Старки вновь стала перебирать документы. Хозяйкой дома, в котором жил Теннант, была пожилая женщина по имени Эстель Ригер. Работодателя звали Брэдли Ферман, он был владельцем магазина «Сделай сам», [30] который назывался «Хобби Робби». Она нашла номера их телефонов и позвонила обоим. Эстель Ригер согласилась поговорить с ней. Магазин был закрыт.

Старки собрала свою сумочку и встала.

— Пойдем, Бет. Мы побеседуем с этой женщиной.

Марзик была шокирована.

— Я не хочу ехать в Бейкерсфилд. Возьми Хукера.

— Хукер занимается пленками.

— У меня тоже полно работы. Я не закончила с посетителями прачечной.

— Кончай это дерьмо и неси свою задницу в машину. Мы выезжаем.

Старки вышла, не желая продолжать споры.


Автострада Голден-Стейт шла на север от Лос-Анджелеса по огромным плоским пространствам Сентрал-Вэлли. Старки считала, что это лучшее шоссе в Калифорнии и во всем мире — длинное, прямое, широкое и ровное. Ты можешь установить контроль скорости на отметке в восемьдесят миль в час и дать отдохнуть своему мозгу. И через пять часов будешь в Сан-Франциско. А до Бейкерсфилда можно добраться меньше чем за девяносто минут.
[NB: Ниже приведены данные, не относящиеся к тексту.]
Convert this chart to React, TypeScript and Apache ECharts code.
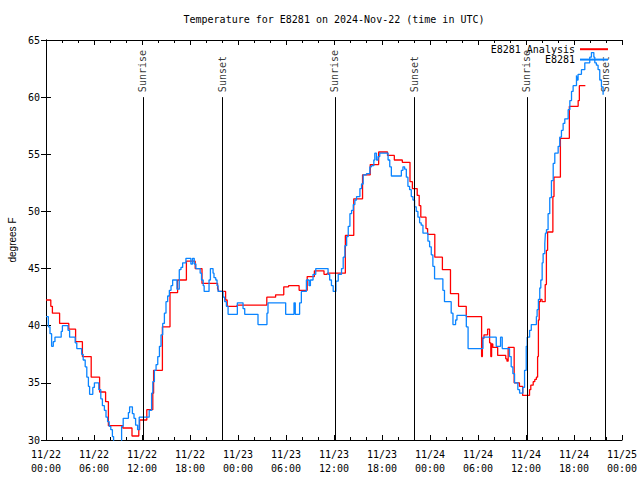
import React, { useEffect, useRef } from 'react';
import * as echarts from 'echarts';

// Hours since 2024-11-22 00:00 UTC
const dayLabels = ['11/22', '11/23', '11/24', '11/25'];

const analysisTemps: [number, number][] = [
  [0, 42.25], [0.6, 41.7], [0.8, 41.1], [1.7, 40.2], [2.85, 39.7], [3.7, 38.6],
  [4.55, 37.3], [5.65, 35.5], [6.7, 34.2], [7.45, 33.35], [7.8, 31.25], [9.6, 31.05],
  [10.75, 30.35], [11.6, 30.9], [11.7, 31.75], [12.6, 32.65], [13.35, 34.1], [13.45, 36.1],
  [14.55, 39.9], [15.5, 42.9], [16.45, 44.0], [17.55, 45.65], [18.65, 45.0], [19.5, 43.7],
  [21.45, 43.2], [21.55, 43.0], [22.45, 42.25], [22.65, 41.7], [23.88, 41.8], [27.6, 42.5],
  [28.7, 42.7], [29.72, 43.4], [30.32, 43.5], [31.64, 43.1], [32.65, 44.3], [33.55, 44.8],
  [34.75, 44.5], [35.15, 44.6], [37.42, 47.9], [38.47, 51.1], [39.57, 53.2], [40.53, 54.1],
  [41.58, 55.2], [42.69, 54.9], [43.54, 54.5], [44.54, 54.3], [45.5, 52.6], [45.8, 52.0],
  [46.4, 51.4], [46.65, 50.5], [46.85, 49.5], [47.5, 48.5], [47.7, 48.0], [48.6, 46.0],
  [49.55, 44.9], [50.56, 42.8], [51.57, 41.7], [52.53, 40.8], [54.45, 37.3], [54.55, 38.9],
  [54.75, 39.2], [55.2, 39.7], [55.45, 38.5], [55.6, 37.3], [55.7, 38.4], [55.85, 38.1],
  [56.46, 37.4], [57.47, 37.1], [57.62, 36.9], [57.77, 38.1], [58.52, 35.0], [59.18, 34.7],
  [59.58, 33.9], [60.44, 34.4], [60.6, 34.8], [60.9, 35.1], [61.1, 35.3], [61.3, 35.5],
  [61.45, 37.3], [61.55, 40.5], [61.65, 42.1], [61.8, 42.3], [62.0, 42.1], [62.4, 43.6],
  [62.55, 46.6], [62.7, 48.2], [63.36, 51.3], [63.5, 53.0], [64.3, 56.4], [65.42, 59.2],
  [66.52, 59.7], [66.67, 61.0], [67.42, 61.0],
];

const observedTemps: [number, number][] = [
  [0, 40.8], [0.29, 39.9], [0.5, 39.3], [0.7, 38.2], [0.91, 38.6], [1.12, 39.0],
  [1.9, 39.5], [2.05, 40.0], [2.75, 39.6], [2.95, 39.0], [3.65, 38.5], [3.85, 38.0],
  [4.45, 37.5], [4.65, 37.0], [4.9, 36.4], [5.1, 35.5], [5.3, 34.7], [5.45, 34.0],
  [5.85, 34.6], [6.05, 35.0], [6.6, 34.4], [6.85, 33.6], [7.05, 33.0], [7.3, 32.6],
  [7.5, 32.0], [7.7, 31.6], [7.9, 31.2], [8.1, 30.9], [8.3, 30.3], [8.45, 29.3],
  [9.45, 31.2], [9.65, 31.9], [10.3, 32.4], [10.45, 32.9], [10.8, 32.3], [11.0, 31.9],
  [11.2, 31.3], [11.45, 30.9], [11.65, 32.0], [12.9, 32.6], [13.2, 34.1], [13.35, 35.1],
  [13.55, 36.1], [13.76, 36.6], [13.97, 37.3], [14.18, 38.2], [14.38, 39.2], [14.59, 40.2],
  [14.8, 41.1], [15.0, 42.1], [15.21, 42.6], [15.42, 43.1], [15.63, 43.5], [15.83, 44.0],
  [16.37, 43.2], [16.66, 44.9], [16.87, 45.1], [17.08, 45.5], [17.49, 45.9], [18.11, 45.4],
  [18.32, 45.9], [18.53, 45.4], [18.74, 45.0], [19.27, 44.6], [19.44, 44.0], [19.65, 43.5],
  [19.77, 43.0], [20.38, 44.0], [20.55, 45.0], [20.88, 44.6], [21.0, 44.2], [21.22, 44.0],
  [21.38, 43.5], [21.51, 43.0], [22.13, 42.5], [22.34, 42.1], [22.55, 41.7], [22.76, 41.0],
  [23.92, 42.0], [24.63, 41.5], [24.84, 41.0], [26.5, 40.1], [27.62, 41.1], [27.75, 42.0],
  [29.96, 41.0], [31.0, 42.0], [31.16, 41.0], [31.7, 42.0], [31.92, 43.0], [32.55, 44.0],
  [32.88, 43.5], [33.05, 44.0], [33.38, 44.5], [33.72, 45.0], [35.26, 44.5], [35.46, 44.0],
  [35.68, 43.5], [35.9, 43.0], [36.24, 43.9], [36.53, 44.5], [36.94, 45.0], [37.15, 46.0],
  [37.36, 47.0], [37.58, 47.8], [37.78, 48.7], [37.99, 49.8], [38.2, 50.1], [38.41, 50.6],
  [38.61, 51.0], [38.82, 51.3], [39.24, 52.0], [39.44, 52.4], [39.65, 53.2], [40.06, 53.3],
  [40.48, 53.9], [40.69, 54.0], [40.98, 54.5], [41.1, 55.1], [41.31, 54.5], [41.51, 54.8],
  [41.72, 55.1], [42.76, 54.5], [42.97, 53.9], [43.17, 53.1], [44.42, 53.6], [44.62, 53.9],
  [44.83, 53.7], [45.04, 53.0], [45.24, 52.2], [45.45, 51.9], [45.66, 51.3], [45.87, 51.0],
  [46.07, 50.4], [46.28, 50.0], [46.49, 49.5], [46.7, 49.0], [46.9, 48.8], [47.12, 48.1],
  [47.74, 47.4], [47.95, 46.9], [48.16, 46.2], [48.36, 45.2], [48.57, 44.1], [49.61, 43.1],
  [49.81, 42.1], [50.65, 41.1], [50.87, 40.1], [51.2, 40.5], [51.37, 40.9], [52.54, 39.9],
  [52.76, 38.0], [54.62, 39.0], [56.28, 38.2], [56.82, 39.0], [57.03, 38.0], [57.94, 37.3],
  [58.15, 36.4], [58.36, 35.8], [58.57, 35.0], [58.98, 34.4], [59.2, 34.1], [59.61, 34.6],
  [59.82, 36.1], [60.03, 38.2], [60.15, 39.0], [60.45, 39.6], [60.66, 40.1], [61.3, 40.8],
  [61.39, 41.4], [61.55, 42.3], [61.72, 43.3], [61.85, 44.0], [62.02, 45.5], [62.14, 46.3],
  [62.35, 47.2], [62.43, 48.1], [62.56, 48.4], [62.76, 49.8], [62.97, 51.2], [63.18, 52.7],
  [63.4, 54.2], [63.6, 55.1], [64.02, 55.7], [64.22, 56.5], [64.43, 57.1], [64.64, 57.7],
  [64.85, 58.1], [65.27, 58.9], [65.48, 59.7], [65.69, 60.5], [65.89, 61.0], [66.31, 61.9],
  [66.39, 61.5], [66.51, 62.0], [66.93, 62.4], [67.35, 63.0], [67.97, 63.5], [68.18, 63.9],
  [68.48, 63.5], [68.6, 63.0], [68.8, 62.8], [69.01, 62.4], [69.22, 61.5], [69.43, 60.9],
  [69.64, 60.2],
];

const sunHours = [12.12, 22.0, 36.12, 46.0, 60.12, 69.9];
const sunNames = ['Sunrise', 'Sunset', 'Sunrise', 'Sunset', 'Sunrise', 'Sunset'];
const sunLineBottom = 30;
const sunLineTop = 60;

const MONO = '"DejaVu Sans Mono", "Liberation Mono", monospace';
const SANS = '"Liberation Sans", "DejaVu Sans", sans-serif';

export default function App() {
  const ref = useRef<HTMLDivElement>(null);

  useEffect(() => {
    if (!ref.current) return;
    const chart = echarts.init(ref.current, null, { renderer: 'svg' });

    const xLabel = (v: number) => {
      const d = Math.floor(v / 24 + 1e-9);
      const hh = Math.round(v - d * 24);
      return `${dayLabels[d]}\n${String(hh).padStart(2, '0')}:00`;
    };

    const baseX = {
      type: 'value',
      min: 0,
      max: 72,
      interval: 6,
      axisLine: { show: true, lineStyle: { color: '#000', width: 1 } },
      axisTick: { show: true, inside: true, length: 5, lineStyle: { color: '#000', width: 1 } },
      minorTick: { show: true, splitNumber: 3, length: 3, lineStyle: { color: '#000', width: 1 } },
      splitLine: { show: false },
      minorSplitLine: { show: false },
    };
    const baseY = {
      type: 'value',
      min: 30,
      max: 65,
      interval: 5,
      axisLine: { show: true, lineStyle: { color: '#000', width: 1 } },
      axisTick: { show: true, inside: true, length: 5, lineStyle: { color: '#000', width: 1 } },
      splitLine: { show: false },
    };

    const option: any = {
      animation: false,
      backgroundColor: '#fff',
      title: {
        text: 'Temperature for E8281 on 2024-Nov-22 (time in UTC)',
        left: 334,
        top: 14,
        textAlign: 'center',
        padding: 0,
        textStyle: { fontFamily: MONO, fontSize: 10, fontWeight: 'normal', color: '#000' },
      },
      legend: {
        data: ['E8281 Analysis', 'E8281'],
        orient: 'vertical',
        right: 31,
        top: 44,
        align: 'right',
        itemWidth: 28,
        itemHeight: 13,
        itemGap: 0,
        padding: 0,
        selectedMode: false,
        itemStyle: { opacity: 0, borderWidth: 0 },
        textStyle: { fontFamily: MONO, fontSize: 10, color: '#000' },
      },
      grid: {
        left: 46,
        right: 18,
        top: 40,
        bottom: 40,
        containLabel: false,
        outerBoundsMode: 'none',
      },
      xAxis: [
        {
          ...baseX,
          position: 'bottom',
          axisLabel: {
            show: true,
            formatter: xLabel,
            fontFamily: MONO,
            fontSize: 10,
            color: '#000',
            lineHeight: 14,
            margin: 7,
            showMinLabel: true,
            showMaxLabel: true,
          },
        },
        { ...baseX, position: 'top', axisLabel: { show: false } },
      ],
      yAxis: [
        {
          ...baseY,
          position: 'left',
          name: 'degrees F',
          nameLocation: 'middle',
          nameGap: 29,
          nameTextStyle: { fontFamily: SANS, fontSize: 10, color: '#000' },
          axisLabel: { fontFamily: MONO, fontSize: 10, color: '#000', margin: 6 },
        },
        { ...baseY, position: 'right', axisLabel: { show: false } },
      ],
      series: [
        {
          name: 'sun',
          type: 'scatter',
          xAxisIndex: 0,
          yAxisIndex: 0,
          symbolSize: 0,
          silent: true,
          data: sunHours.map((h, i) => [h, sunLineTop, sunNames[i]]),
          label: {
            show: true,
            position: 'top',
            distance: 5,
            rotate: 90,
            align: 'left',
            verticalAlign: 'middle',
            fontFamily: MONO,
            fontSize: 10,
            color: '#000',
            formatter: (p: any) => p.data[2],
          },
          markLine: {
            silent: true,
            symbol: ['none', 'none'],
            label: { show: false },
            lineStyle: { color: '#000', width: 1, type: 'solid' },
            data: sunHours.map((h) => [{ coord: [h, sunLineBottom] }, { coord: [h, sunLineTop] }]),
          },
        },
        {
          name: 'E8281 Analysis',
          type: 'line',
          step: 'end',
          symbol: 'none',
          clip: true,
          data: analysisTemps,
          color: '#ff0000',
          lineStyle: { color: '#ff0000', width: 1.3 },
        },
        {
          name: 'E8281',
          type: 'line',
          step: 'end',
          symbol: 'none',
          clip: true,
          data: observedTemps,
          color: '#0a84ff',
          lineStyle: { color: '#0a84ff', width: 1.3 },
        },
      ],
    };

    chart.setOption(option);
    return () => chart.dispose();
  }, []);

  return (
    <div
      ref={ref}
      style={{ position: 'absolute', left: 0, top: 0, width: 640, height: 480, background: '#fff' }}
    />
  );
}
Марзик пребывала в дурном настроении и сидела, скрестив руки и ноги, как обиженный подросток. Старки и сама не понимала, почему заставила Марзик поехать с ней, и пожалела об этом, как только они выбрались со Спринг-стрит. Первые полчаса обе молчали, пока не оказались на перевале Ньюхолл, в самой высокой точке долины Сан-Фернандо, оставив слева американские горки и шпили парка развлечений «Мэджик маунтин».

Марзик заерзала на своем месте и заговорила первой.

— Мои дети хотят сюда съездить. А я постоянно откладываю, ведь здесь все очень дорого. Господи, но дети постоянно смотрят рекламу, где показывают людей, мчащихся по американским горкам. Только в рекламе никогда не говорят, сколько это стоит.